SHORT PROBLEM:
Set down the data below without change, skipping the pictures it holds.

•••

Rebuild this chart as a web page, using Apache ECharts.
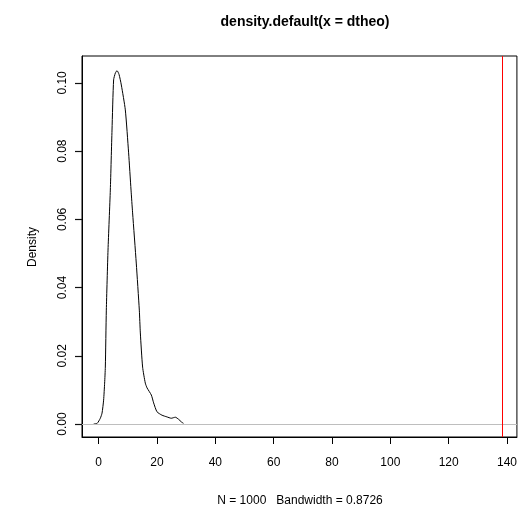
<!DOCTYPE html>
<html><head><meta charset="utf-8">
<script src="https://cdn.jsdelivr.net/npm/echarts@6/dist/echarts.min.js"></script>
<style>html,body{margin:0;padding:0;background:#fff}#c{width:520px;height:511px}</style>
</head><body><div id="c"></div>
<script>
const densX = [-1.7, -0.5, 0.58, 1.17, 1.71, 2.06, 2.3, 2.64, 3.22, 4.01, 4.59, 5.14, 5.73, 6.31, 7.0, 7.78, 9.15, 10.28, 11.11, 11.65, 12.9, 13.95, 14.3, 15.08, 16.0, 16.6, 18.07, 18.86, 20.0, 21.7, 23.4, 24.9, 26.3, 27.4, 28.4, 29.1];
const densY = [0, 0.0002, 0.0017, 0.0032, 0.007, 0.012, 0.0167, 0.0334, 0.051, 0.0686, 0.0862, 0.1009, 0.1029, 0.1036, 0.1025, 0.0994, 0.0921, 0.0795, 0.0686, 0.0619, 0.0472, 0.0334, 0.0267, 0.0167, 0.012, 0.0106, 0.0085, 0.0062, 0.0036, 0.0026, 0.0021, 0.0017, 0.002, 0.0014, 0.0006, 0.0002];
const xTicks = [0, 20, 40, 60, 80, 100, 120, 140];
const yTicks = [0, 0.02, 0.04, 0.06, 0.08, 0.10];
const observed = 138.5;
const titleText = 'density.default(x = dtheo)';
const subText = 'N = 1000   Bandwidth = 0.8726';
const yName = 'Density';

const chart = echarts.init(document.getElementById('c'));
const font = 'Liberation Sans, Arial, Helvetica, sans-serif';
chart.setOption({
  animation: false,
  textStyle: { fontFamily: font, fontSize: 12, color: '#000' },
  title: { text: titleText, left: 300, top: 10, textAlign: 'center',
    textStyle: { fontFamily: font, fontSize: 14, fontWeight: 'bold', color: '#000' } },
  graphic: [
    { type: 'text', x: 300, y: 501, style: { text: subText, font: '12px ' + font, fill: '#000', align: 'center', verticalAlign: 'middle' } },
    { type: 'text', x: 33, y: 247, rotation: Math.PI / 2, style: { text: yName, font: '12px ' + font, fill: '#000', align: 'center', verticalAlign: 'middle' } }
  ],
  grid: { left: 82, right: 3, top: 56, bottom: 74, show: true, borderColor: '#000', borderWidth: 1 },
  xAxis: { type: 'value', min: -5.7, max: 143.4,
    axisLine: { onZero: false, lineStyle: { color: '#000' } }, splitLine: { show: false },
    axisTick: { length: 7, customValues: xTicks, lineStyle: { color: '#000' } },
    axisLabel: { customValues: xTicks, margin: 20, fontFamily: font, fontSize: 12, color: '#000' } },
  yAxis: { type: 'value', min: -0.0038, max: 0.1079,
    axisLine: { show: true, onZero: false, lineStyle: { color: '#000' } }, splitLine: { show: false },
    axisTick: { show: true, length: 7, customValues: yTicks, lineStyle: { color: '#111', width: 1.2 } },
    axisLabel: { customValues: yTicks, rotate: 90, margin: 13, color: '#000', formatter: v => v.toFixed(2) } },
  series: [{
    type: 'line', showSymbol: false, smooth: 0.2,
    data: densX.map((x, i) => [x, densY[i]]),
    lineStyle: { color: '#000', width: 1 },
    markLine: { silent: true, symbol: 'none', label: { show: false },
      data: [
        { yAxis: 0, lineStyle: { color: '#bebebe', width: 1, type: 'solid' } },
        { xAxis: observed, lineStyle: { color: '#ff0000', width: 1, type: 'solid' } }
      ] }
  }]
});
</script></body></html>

•••

REPLY TO THE TASK:
Rebuild this chart as a web page, using Apache ECharts.
<!DOCTYPE html>
<html><head><meta charset="utf-8">
<script src="https://cdn.jsdelivr.net/npm/echarts@6/dist/echarts.min.js"></script>
<style>html,body{margin:0;padding:0;background:#fff}#c{width:520px;height:511px}</style>
</head><body><div id="c"></div>
<script>
const densX = [-1.7, -0.5, 0.58, 1.17, 1.71, 2.06, 2.3, 2.64, 3.22, 4.01, 4.59, 5.14, 5.73, 6.31, 7.0, 7.78, 9.15, 10.28, 11.11, 11.65, 12.9, 13.95, 14.3, 15.08, 16.0, 16.6, 18.07, 18.86, 20.0, 21.7, 23.4, 24.9, 26.3, 27.4, 28.4, 29.1];
const densY = [0, 0.0002, 0.0017, 0.0032, 0.007, 0.012, 0.0167, 0.0334, 0.051, 0.0686, 0.0862, 0.1009, 0.1029, 0.1036, 0.1025, 0.0994, 0.0921, 0.0795, 0.0686, 0.0619, 0.0472, 0.0334, 0.0267, 0.0167, 0.012, 0.0106, 0.0085, 0.0062, 0.0036, 0.0026, 0.0021, 0.0017, 0.002, 0.0014, 0.0006, 0.0002];
const xTicks = [0, 20, 40, 60, 80, 100, 120, 140];
const yTicks = [0, 0.02, 0.04, 0.06, 0.08, 0.10];
const observed = 138.5;
const titleText = 'density.default(x = dtheo)';
const subText = 'N = 1000   Bandwidth = 0.8726';
const yName = 'Density';

const chart = echarts.init(document.getElementById('c'));
const font = 'Liberation Sans, Arial, Helvetica, sans-serif';
chart.setOption({
  animation: false,
  textStyle: { fontFamily: font, fontSize: 12, color: '#000' },
  title: { text: titleText, left: 300, top: 10, textAlign: 'center',
    textStyle: { fontFamily: font, fontSize: 14, fontWeight: 'bold', color: '#000' } },
  graphic: [
    { type: 'text', x: 300, y: 501, style: { text: subText, font: '12px ' + font, fill: '#000', align: 'center', verticalAlign: 'middle' } },
    { type: 'text', x: 33, y: 247, rotation: Math.PI / 2, style: { text: yName, font: '12px ' + font, fill: '#000', align: 'center', verticalAlign: 'middle' } }
  ],
  grid: { left: 82, right: 3, top: 56, bottom: 74, show: true, borderColor: '#000', borderWidth: 1 },
  xAxis: { type: 'value', min: -5.7, max: 143.4,
    axisLine: { onZero: false, lineStyle: { color: '#000' } }, splitLine: { show: false },
    axisTick: { length: 7, customValues: xTicks, lineStyle: { color: '#000' } },
    axisLabel: { customValues: xTicks, margin: 20, fontFamily: font, fontSize: 12, color: '#000' } },
  yAxis: { type: 'value', min: -0.0038, max: 0.1079,
    axisLine: { show: true, onZero: false, lineStyle: { color: '#000' } }, splitLine: { show: false },
    axisTick: { show: true, length: 7, customValues: yTicks, lineStyle: { color: '#111', width: 1.2 } },
    axisLabel: { customValues: yTicks, rotate: 90, margin: 13, color: '#000', formatter: v => v.toFixed(2) } },
  series: [{
    type: 'line', showSymbol: false, smooth: 0.2,
    data: densX.map((x, i) => [x, densY[i]]),
    lineStyle: { color: '#000', width: 1 },
    markLine: { silent: true, symbol: 'none', label: { show: false },
      data: [
        { yAxis: 0, lineStyle: { color: '#bebebe', width: 1, type: 'solid' } },
        { xAxis: observed, lineStyle: { color: '#ff0000', width: 1, type: 'solid' } }
      ] }
  }]
});
</script></body></html>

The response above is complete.